Task requirements: Say how many lines contain "with"; the answer is the number alone.
-------- Record set
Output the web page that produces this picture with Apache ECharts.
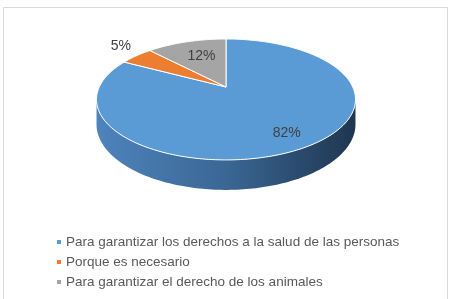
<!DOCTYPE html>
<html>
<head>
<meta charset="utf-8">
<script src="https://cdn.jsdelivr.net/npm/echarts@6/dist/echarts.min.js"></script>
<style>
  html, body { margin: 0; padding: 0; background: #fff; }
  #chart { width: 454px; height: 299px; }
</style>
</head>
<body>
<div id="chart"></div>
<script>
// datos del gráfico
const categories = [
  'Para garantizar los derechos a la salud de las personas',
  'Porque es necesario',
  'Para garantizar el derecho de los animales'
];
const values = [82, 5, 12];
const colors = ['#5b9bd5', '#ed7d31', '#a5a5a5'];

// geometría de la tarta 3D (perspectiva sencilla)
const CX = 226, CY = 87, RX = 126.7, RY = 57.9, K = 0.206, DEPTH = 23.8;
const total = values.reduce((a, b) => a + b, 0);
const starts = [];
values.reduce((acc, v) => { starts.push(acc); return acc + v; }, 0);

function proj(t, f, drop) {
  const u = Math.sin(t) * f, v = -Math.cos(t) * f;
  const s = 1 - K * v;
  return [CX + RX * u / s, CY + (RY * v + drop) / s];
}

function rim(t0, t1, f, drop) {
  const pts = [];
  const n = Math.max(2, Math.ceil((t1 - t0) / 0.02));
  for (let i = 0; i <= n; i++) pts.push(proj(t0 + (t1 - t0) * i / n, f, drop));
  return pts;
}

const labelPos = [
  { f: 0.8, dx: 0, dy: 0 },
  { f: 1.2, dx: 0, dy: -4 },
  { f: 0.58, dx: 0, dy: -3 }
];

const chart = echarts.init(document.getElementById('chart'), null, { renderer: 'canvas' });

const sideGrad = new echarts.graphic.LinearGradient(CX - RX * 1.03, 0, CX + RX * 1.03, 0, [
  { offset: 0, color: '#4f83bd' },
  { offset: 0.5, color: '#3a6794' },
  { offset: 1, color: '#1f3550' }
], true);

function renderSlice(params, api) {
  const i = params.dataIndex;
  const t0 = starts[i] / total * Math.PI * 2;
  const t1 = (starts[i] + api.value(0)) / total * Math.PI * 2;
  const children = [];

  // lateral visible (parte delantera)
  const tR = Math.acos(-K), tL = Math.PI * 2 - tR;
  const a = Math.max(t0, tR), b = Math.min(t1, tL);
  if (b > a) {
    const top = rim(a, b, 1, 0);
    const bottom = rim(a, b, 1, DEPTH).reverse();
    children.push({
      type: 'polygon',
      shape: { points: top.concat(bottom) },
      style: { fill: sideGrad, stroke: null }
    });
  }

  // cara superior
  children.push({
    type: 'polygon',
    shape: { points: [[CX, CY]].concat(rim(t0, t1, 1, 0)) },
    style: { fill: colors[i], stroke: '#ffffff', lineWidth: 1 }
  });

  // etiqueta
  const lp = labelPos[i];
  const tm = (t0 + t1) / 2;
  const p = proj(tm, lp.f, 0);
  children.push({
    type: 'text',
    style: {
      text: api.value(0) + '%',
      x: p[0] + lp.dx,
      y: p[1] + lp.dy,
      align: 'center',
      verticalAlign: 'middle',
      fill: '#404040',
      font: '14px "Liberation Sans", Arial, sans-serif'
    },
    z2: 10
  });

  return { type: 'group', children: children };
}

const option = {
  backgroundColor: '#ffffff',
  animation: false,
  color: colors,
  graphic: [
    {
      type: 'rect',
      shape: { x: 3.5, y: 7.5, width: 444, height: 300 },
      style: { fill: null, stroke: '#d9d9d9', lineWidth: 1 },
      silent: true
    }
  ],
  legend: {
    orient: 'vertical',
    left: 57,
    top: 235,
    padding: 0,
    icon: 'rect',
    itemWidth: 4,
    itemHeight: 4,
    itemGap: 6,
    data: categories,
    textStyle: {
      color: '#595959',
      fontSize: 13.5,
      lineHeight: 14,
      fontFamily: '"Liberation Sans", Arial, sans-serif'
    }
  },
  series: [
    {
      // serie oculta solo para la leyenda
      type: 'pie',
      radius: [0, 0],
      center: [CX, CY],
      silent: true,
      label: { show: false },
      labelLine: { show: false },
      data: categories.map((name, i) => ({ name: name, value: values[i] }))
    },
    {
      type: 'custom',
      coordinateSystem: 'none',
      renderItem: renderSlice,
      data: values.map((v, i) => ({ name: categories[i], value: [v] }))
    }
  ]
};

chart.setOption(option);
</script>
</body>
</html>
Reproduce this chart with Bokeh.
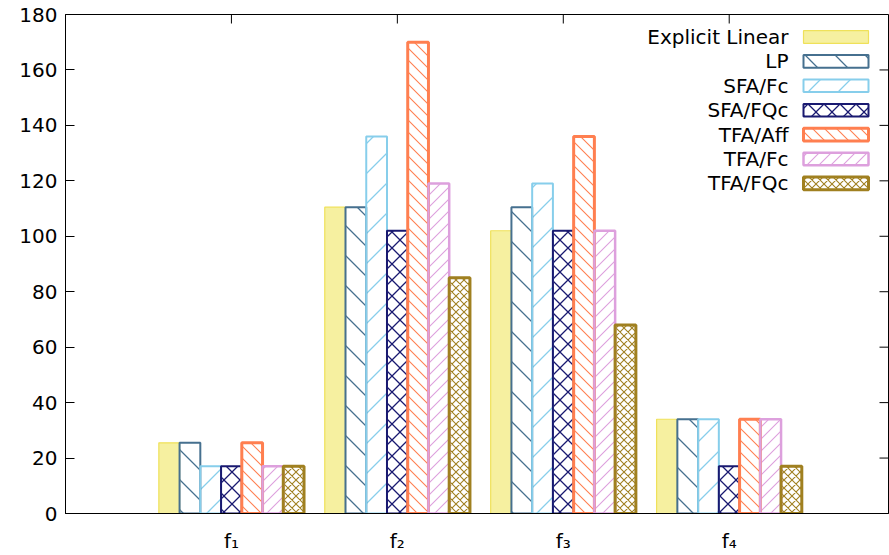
----------------
Solution: 2